Plot a single or multiple values from the metric.

Parameters:

val¶ (Union[Tensor, Sequence[Tensor], None]) – Either a single result from calling metric.forward or metric.compute or a list of these results. If no value is provided, will automatically call metric.compute and plot that result.
ax¶ (Optional[Axes]) – An matplotlib axis object. If provided will add plot to that axis

Return type:

Tuple[Figure, Union[Axes, ndarray]]

Returns:

Figure and Axes object

Raises:

ModuleNotFoundError – If matplotlib is not installed

>>> # Example plotting a single value
>>> import torch
>>> from torchmetrics.audio import SourceAggregatedSignalDistortionRatio
>>> metric = SourceAggregatedSignalDistortionRatio()
>>> metric.update(torch.rand(2,8000), torch.rand(2,8000))
>>> fig_, ax_ = metric.plot()

../_images/source_aggregated_signal_distortion_ratio-1.png

>>> # Example plotting multiple values
>>> import torch
>>> from torchmetrics.audio import SourceAggregatedSignalDistortionRatio
>>> metric = SourceAggregatedSignalDistortionRatio()
>>> values = [ ]
>>> for _ in range(10):
...     values.append(metric(torch.rand(2,8000), torch.rand(2,8000)))
>>> fig_, ax_ = metric.plot(values)

../_images/source_aggregated_signal_distortion_ratio-2.png

Functional Interface¶

torchmetrics.functional.audio.sdr.source_aggregated_signal_distortion_ratio(preds, target, scale_invariant=True, zero_mean=False)[source]¶

Source-aggregated signal-to-distortion ratio (SA-SDR).
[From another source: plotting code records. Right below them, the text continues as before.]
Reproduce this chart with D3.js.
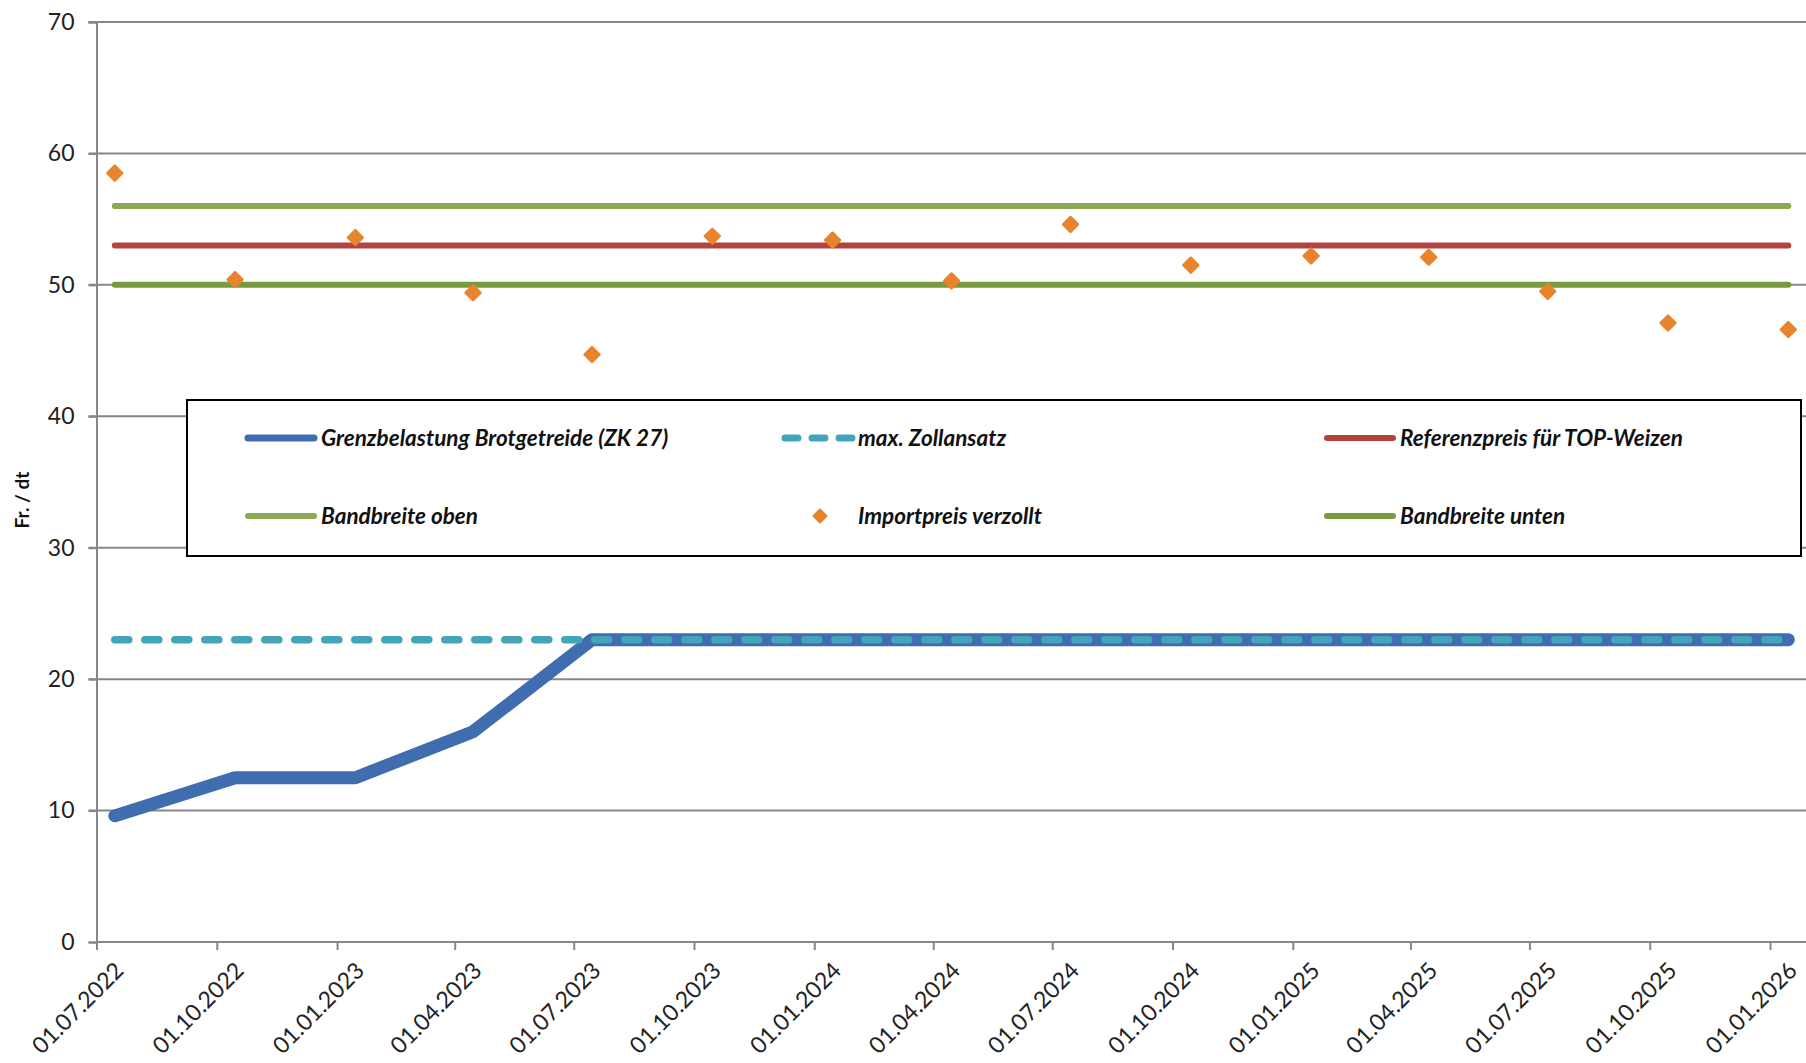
<!DOCTYPE html>
<html><head><meta charset="utf-8">
<script src="https://cdn.jsdelivr.net/npm/d3@7"></script>
<style>
html,body{margin:0;padding:0;background:#fff;}
svg{display:block;}
text{font-family:Lato, "Open Sans", sans-serif;}
</style></head>
<body><svg id="chart" width="1806" height="1063"></svg>
<script>
// ---- data ----
const dates = ["2022-07-15","2022-10-15","2023-01-15","2023-04-15","2023-07-15","2023-10-15","2024-01-15","2024-04-15","2024-07-15","2024-10-15","2025-01-15","2025-04-15","2025-07-15","2025-10-15","2026-01-15"];
const tickLabels = ["01.07.2022","01.10.2022","01.01.2023","01.04.2023","01.07.2023","01.10.2023","01.01.2024","01.04.2024","01.07.2024","01.10.2024","01.01.2025","01.04.2025","01.07.2025","01.10.2025","01.01.2026"];
const yTicks = [0,10,20,30,40,50,60,70];
const grenzbelastung = [9.6,12.5,12.5,16.0,23,23,23,23,23,23,23,23,23,23,23];
const maxZollansatz = [23,23,23,23,23,23,23,23,23,23,23,23,23,23,23];
const referenzpreis = [53,53,53,53,53,53,53,53,53,53,53,53,53,53,53];
const bandbreiteOben = [56,56,56,56,56,56,56,56,56,56,56,56,56,56,56];
const bandbreiteUnten = [50,50,50,50,50,50,50,50,50,50,50,50,50,50,50];
const importpreis = [58.5,50.4,53.6,49.4,44.7,53.7,53.4,50.3,54.6,51.5,52.2,52.1,49.5,47.1,46.6];
const seriesNames = ["Grenzbelastung Brotgetreide (ZK 27)","max. Zollansatz","Referenzpreis für TOP-Weizen","Bandbreite oben","Importpreis verzollt","Bandbreite unten"];

// ---- setup ----
const W = 1806, H = 1063;
const svg = d3.select("#chart");
const parseISO = d3.utcParse("%Y-%m-%d");
const parseTick = d3.utcParse("%d.%m.%Y");
const xDates = dates.map(parseISO);
const tickDates = tickLabels.map(parseTick);

const x = d3.scaleUtc().domain([tickDates[0], tickDates[tickDates.length-1]]).range([96.5, 1770]);
const y = d3.scaleLinear().domain([0,70]).range([942, 22]);
const left = 96.5, right = W;

const gridColor = "#878787";

// gridlines
svg.append("g").selectAll("line").data(yTicks.filter(d=>d>0)).join("line")
  .attr("x1", left-8).attr("x2", right)
  .attr("y1", d=>y(d)).attr("y2", d=>y(d))
  .attr("stroke", gridColor).attr("stroke-width", 2);

// y axis
const yAxis = svg.append("g").attr("transform", `translate(${left},0)`)
  .call(d3.axisLeft(y).tickValues(yTicks).tickSize(8).tickPadding(14).tickFormat(d3.format("d")));
yAxis.select(".domain").attr("stroke", gridColor).attr("stroke-width", 2);
yAxis.selectAll(".tick line").attr("stroke", gridColor).attr("stroke-width", 2);
yAxis.selectAll(".tick text").attr("font-size", 23).attr("fill", "#222").style("font-family","Lato");

// x axis
const xAxis = svg.append("g").attr("transform", `translate(0,${y(0)})`)
  .call(d3.axisBottom(x).tickValues(tickDates).tickSize(8).tickFormat((d,i)=>tickLabels[i]));
xAxis.select(".domain").attr("d", `M${left},0H${right}`).attr("stroke", gridColor).attr("stroke-width", 2);
xAxis.selectAll(".tick line").attr("stroke", gridColor).attr("stroke-width", 2);
xAxis.selectAll(".tick text")
  .attr("font-size", 23).attr("fill", "#222").style("font-family","Lato")
  .attr("text-anchor", "end")
  .attr("x", 0).attr("y", 0).attr("dy", 0)
  .attr("transform", "translate(28,30) rotate(-45)");

// y label
svg.append("text").attr("transform", "translate(29,500) rotate(-90)")
  .attr("text-anchor","middle").attr("font-size",19).attr("font-weight","bold").attr("fill","#111")
  .text("Fr. / dt");

const line = d3.line().x((d,i)=>x(xDates[i])).y(d=>y(d));

const cBlue = "#3F6DB0", cTeal = "#44A4BA", cRed = "#B2433F", cGreenO = "#8BA852", cGreenU = "#7A9A3F", cOrange = "#E8842E";

svg.append("path").datum(grenzbelastung).attr("d", line)
  .attr("fill","none").attr("stroke", cBlue).attr("stroke-width", 13)
  .attr("stroke-linejoin","round").attr("stroke-linecap","round");
svg.append("path").datum(maxZollansatz).attr("d", line)
  .attr("fill","none").attr("stroke", cTeal).attr("stroke-width", 7.5)
  .attr("stroke-dasharray","14 16").attr("stroke-linecap","round");
svg.append("path").datum(referenzpreis).attr("d", line)
  .attr("fill","none").attr("stroke", cRed).attr("stroke-width", 6).attr("stroke-linecap","round");
svg.append("path").datum(bandbreiteOben).attr("d", line)
  .attr("fill","none").attr("stroke", cGreenO).attr("stroke-width", 6).attr("stroke-linecap","round");
svg.append("path").datum(bandbreiteUnten).attr("d", line)
  .attr("fill","none").attr("stroke", cGreenU).attr("stroke-width", 6).attr("stroke-linecap","round");

const diamond = d3.symbol().type(d3.symbolSquare).size(110);
svg.append("g").selectAll("path").data(importpreis).join("path")
  .attr("d", diamond)
  .attr("transform", (d,i)=>`translate(${x(xDates[i])},${y(d)}) rotate(45)`)
  .attr("fill", cOrange).attr("stroke", cOrange).attr("stroke-width", 2.5).attr("stroke-linejoin","round");

// legend
const lg = svg.append("g");
lg.append("rect").attr("x",187).attr("y",400).attr("width",1614).attr("height",156)
  .attr("fill","#fff").attr("stroke","#000").attr("stroke-width",2);
const items = [
  {name: seriesNames[0], type:"line", color:cBlue, w:7, col:0, row:0},
  {name: seriesNames[1], type:"dash", color:cTeal, w:7, col:1, row:0},
  {name: seriesNames[2], type:"line", color:cRed, w:6, col:2, row:0},
  {name: seriesNames[3], type:"line", color:cGreenO, w:6, col:0, row:1},
  {name: seriesNames[4], type:"marker", color:cOrange, col:1, row:1},
  {name: seriesNames[5], type:"line", color:cGreenU, w:6, col:2, row:1}
];
const colX = [248, 785, 1327];
const rowY = [438, 516];
items.forEach(it=>{
  const x0 = colX[it.col], yy = rowY[it.row];
  if (it.type==="line") {
    lg.append("line").attr("x1",x0).attr("x2",x0+66).attr("y1",yy).attr("y2",yy)
      .attr("stroke",it.color).attr("stroke-width",it.w).attr("stroke-linecap","round");
  } else if (it.type==="dash") {
    lg.append("line").attr("x1",x0).attr("x2",x0+70).attr("y1",yy).attr("y2",yy)
      .attr("stroke",it.color).attr("stroke-width",it.w).attr("stroke-linecap","round")
      .attr("stroke-dasharray","13 14");
  } else {
    lg.append("path").attr("d", d3.symbol().type(d3.symbolSquare).size(85))
      .attr("transform",`translate(${x0+35},${yy}) rotate(45)`).attr("fill",it.color)
      .attr("stroke",it.color).attr("stroke-width",2).attr("stroke-linejoin","round");
  }
  lg.append("text").attr("x", x0+73).attr("y", yy).attr("dy","0.36em")
    .attr("font-size",22.5).attr("font-weight","bold").attr("font-style","italic").attr("fill","#111")
    .text(it.name);
});
</script></body></html>
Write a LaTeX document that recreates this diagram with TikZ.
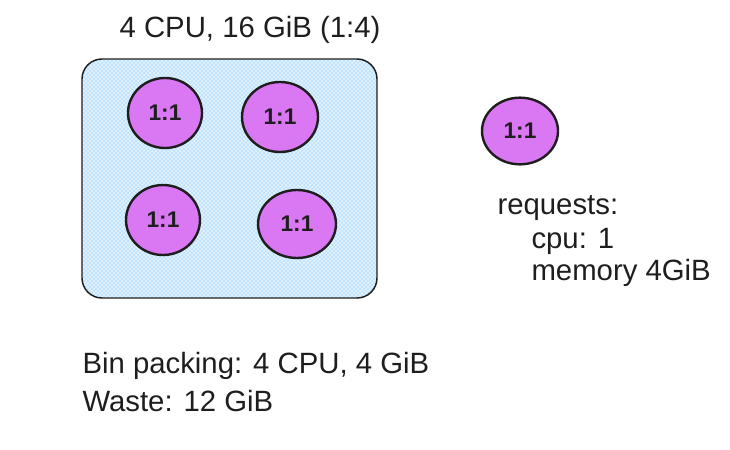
\documentclass[tikz,border=0pt]{standalone}
\usepackage{fontspec}
\setmainfont{Liberation Sans}
\usetikzlibrary{shapes.geometric,patterns}

\definecolor{boxblue}{RGB}{165,216,255}
\definecolor{podviolet}{RGB}{218,119,242}
\definecolor{inkdark}{RGB}{30,30,30}

\tikzset{every picture/.style={line width=0.75pt}}
\tikzset{
  pod/.style={ellipse, draw=inkdark, line width=1.8pt, fill=podviolet, inner sep=0pt,
    text=inkdark, font=\fontsize{17}{20}\selectfont\bfseries},
  handtext/.style={anchor=west, inner sep=0.75pt, text=inkdark, font=\fontsize{22}{26}\selectfont}
}

\begin{document}
\begin{tikzpicture}[x=0.75pt,y=0.75pt,yscale=-1,xscale=1]
\useasboundingbox (0,0) rectangle (730,449);

%Shape: Rounded Rect [id:nodebox]
\draw [draw=inkdark, line width=1.1pt, rounded corners=15pt, preaction={fill=boxblue!30},
  pattern=crosshatch, pattern color=boxblue!80] (82,59) rectangle (377,298) ;

%Shape: Ellipse [id:pod1]
\node [pod, minimum width=55.5pt, minimum height=52.5pt] (pod1) at (165,113) {1:1};
%Shape: Ellipse [id:pod2]
\node [pod, minimum width=57pt, minimum height=52.5pt] (pod2) at (280,117) {1:1};
%Shape: Ellipse [id:pod3]
\node [pod, minimum width=55.5pt, minimum height=52.5pt] (pod3) at (163,220) {1:1};
%Shape: Ellipse [id:pod4]
\node [pod, minimum width=58.5pt, minimum height=51pt] (pod4) at (297,224) {1:1};
%Shape: Ellipse [id:pod5]
\node [pod, minimum width=57pt, minimum height=50pt] (pod5) at (520,131) {1:1};

% Text Node
\node [handtext, anchor=center] (capacity) at (250,30) {4 CPU, 16 GiB (1:4)};
% Text Node
\node [handtext] (requests) at (496,208) {requests:};
% Text Node
\node [handtext] (cpu) at (530,241) {cpu: 1};
% Text Node
\node [handtext] (memory) at (530,273) {memory 4GiB};
% Text Node
\node [handtext] (binpacking) at (81,366) {Bin packing: 4 CPU, 4 GiB};
% Text Node
\node [handtext] (waste) at (81,401) {Waste: 12 GiB};

\end{tikzpicture}
\end{document}
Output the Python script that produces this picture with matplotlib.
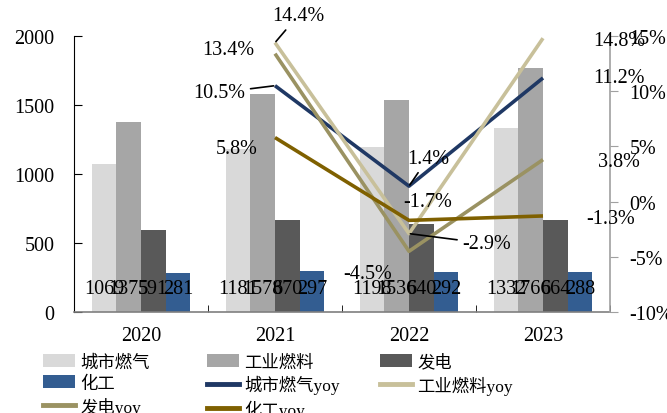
import matplotlib
matplotlib.use("Agg")
import matplotlib.pyplot as plt
from matplotlib.patches import Patch
from matplotlib.lines import Line2D
import numpy as np

plt.rcParams['font.family'] = ['Liberation Serif', 'Noto Sans CJK SC']

years = ["2020", "2021", "2022", "2023"]
bar_names = ["城市燃气", "工业燃料", "发电", "化工"]
city_gas = [1069, 1181, 1198, 1332]
industrial = [1375, 1578, 1536, 1766]
power = [591, 670, 640, 664]
chemical = [281, 297, 292, 288]

line_names = ["城市燃气yoy", "工业燃料yoy", "发电yoy", "化工yoy"]
line_years = ["2021", "2022", "2023"]
city_gas_yoy = [10.5, 1.4, 11.2]
industrial_yoy = [14.4, -2.9, 14.8]
power_yoy = [13.4, -4.5, 3.8]
chemical_yoy = [5.8, -1.7, -1.3]

bar_colors = ["#d9d9d9", "#a6a6a6", "#595959", "#335d91"]
line_colors = ["#1f3864", "#c8c09a", "#9a9262", "#7f6000"]

fig = plt.figure(figsize=(6.67, 4.14), dpi=100)
ax = fig.add_axes([74 / 667, 1 - 313 / 414, (610 - 74) / 667, (313 - 37) / 414])

x = np.arange(len(years))
w = 0.183
bar_series = [city_gas, industrial, power, chemical]
for i, (vals, col, name) in enumerate(zip(bar_series, bar_colors, bar_names)):
    xs = x + (i - 1.5) * w
    ax.bar(xs, vals, width=w, color=col, label=name, zorder=2)
    for xi, v in zip(xs, vals):
        ax.annotate(f"{v}", xy=(xi, 0), xytext=(0, 23), textcoords="offset pixels",
                    ha="center", va="center", fontsize=14.5, color="black", zorder=5)

ax.set_xlim(-0.5, 3.5)
ax.set_ylim(0, 2000)
ax.set_yticks([0, 500, 1000, 1500, 2000])
ax.set_xticks(x)
ax.set_xticklabels(years)
ax.set_xticks([0.5, 1.5, 2.5, 3.5], minor=True)
ax.tick_params(axis="x", which="major", length=0, pad=10, labelsize=14.5)
ax.tick_params(axis="x", which="minor", length=5, direction="in", color="black")
ax.tick_params(axis="y", direction="in", length=6, pad=14, labelsize=14.5)
ax.spines["top"].set_visible(False)
ax.spines["right"].set_visible(False)
ax.spines["left"].set_color("black")
ax.spines["bottom"].set_color("#7f7f7f")
ax.spines["bottom"].set_linewidth(1.2)

ax2 = ax.twinx()
ax2.set_ylim(-10, 15)
ax2.set_yticks([-10, -5, 0, 5, 10, 15])
ax2.set_yticklabels([f"{t}%" for t in [-10, -5, 0, 5, 10, 15]])
ax2.tick_params(axis="y", direction="out", length=6, pad=8, labelsize=14.5, color="#a0a0a0")
for s in ["top", "left", "bottom"]:
    ax2.spines[s].set_visible(False)
ax2.spines["right"].set_color("#a0a0a0")
ax2.spines["right"].set_linewidth(1.2)

lx = np.array([years.index(y) for y in line_years])
line_series = [city_gas_yoy, industrial_yoy, power_yoy, chemical_yoy]
for vals, col, name in zip(line_series, line_colors, line_names):
    ax2.plot(lx, vals, color=col, lw=2.6, label=name, zorder=3, solid_capstyle="butt")

# value labels for growth rates: (value, x index, offset px, leader line)
labels = [
    (industrial_yoy[0], 0, (23, 27), True),
    (power_yoy[0], 0, (-47, 4), False),
    (city_gas_yoy[0], 0, (-56, -7), True),
    (chemical_yoy[0], 0, (-38, -11), False),
    (city_gas_yoy[1], 1, (19, 28), True),
    (chemical_yoy[1], 1, (19, 19), False),
    (industrial_yoy[1], 1, (78, -10), True),
    (power_yoy[1], 1, (-41, -22), False),
    (industrial_yoy[2], 2, (76, -2), False),
    (city_gas_yoy[2], 2, (76, 0), False),
    (power_yoy[2], 2, (76, -2), False),
    (chemical_yoy[2], 2, (68, -3), False),
]
for v, xi, off, leader in labels:
    kw = {}
    if leader:
        kw["arrowprops"] = dict(arrowstyle="-", color="black", lw=1.2, shrinkA=2, shrinkB=1)
    ax2.annotate(f"{v}%", xy=(lx[xi], v), xytext=off, textcoords="offset pixels",
                 ha="center", va="center", fontsize=14.5, color="black", zorder=6,
                 annotation_clip=False, **kw)

# legend laid out in three columns beneath the axes
handles = {n: Patch(facecolor=c) for n, c in zip(bar_names, bar_colors)}
handles.update({n: Line2D([], [], color=c, lw=3.5) for n, c in zip(line_names, line_colors)})
columns = [
    (43, ["城市燃气", "化工", "发电yoy"]),
    (207, ["工业燃料", "城市燃气yoy", "化工yoy"]),
    (380, ["发电", "工业燃料yoy"]),
]
for xpix, names in columns:
    leg = fig.legend([handles[n] for n in names], names, loc="upper left",
                     bbox_to_anchor=(xpix / 667, 1 - 355 / 414), frameon=False,
                     fontsize=12.5, handlelength=1.85, handleheight=0.75,
                     handletextpad=0.3, labelspacing=0.28, borderaxespad=0, borderpad=0)

fig.savefig("out.png", dpi=100)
The SA-SDR is proposed to provide a stable gradient for meeting style source separation, where one-speaker and multiple-speaker scenes coexist.

Parameters:

preds¶ (Tensor) – float tensor with shape (..., spk, time)
target¶ (Tensor) – float tensor with shape (..., spk, time)
scale_invariant¶ (bool) – if True, scale the targets of different speakers with the same alpha
zero_mean¶ (bool) – If to zero mean target and preds or not

Return type:

Tensor

Returns:

SA-SDR with shape (...)

Example

>>> import torch
>>> from torchmetrics.functional.audio import source_aggregated_signal_distortion_ratio
>>> g = torch.manual_seed(1)
>>> preds = torch.randn(2, 8000)  # [..., spk, time]
>>> target = torch.randn(2, 8000)
>>> source_aggregated_signal_distortion_ratio(preds, target)
tensor(-41.6579)
>>> # use with permutation_invariant_training
>>> from torchmetrics.functional.audio import permutation_invariant_training
>>> preds = torch.randn(4, 2, 8000)  # [batch, spk, time]
>>> target = torch.randn(4, 2, 8000)
>>> best_metric, best_perm = permutation_invariant_training(preds, target,
...     source_aggregated_signal_distortion_ratio, mode="permutation-wise")
>>> best_metric
tensor([-37.9511, -41.9124, -42.7369, -42.5155])
>>> best_perm
tensor([[1, 0],
        [1, 0],
        [0, 1],
        [1, 0]])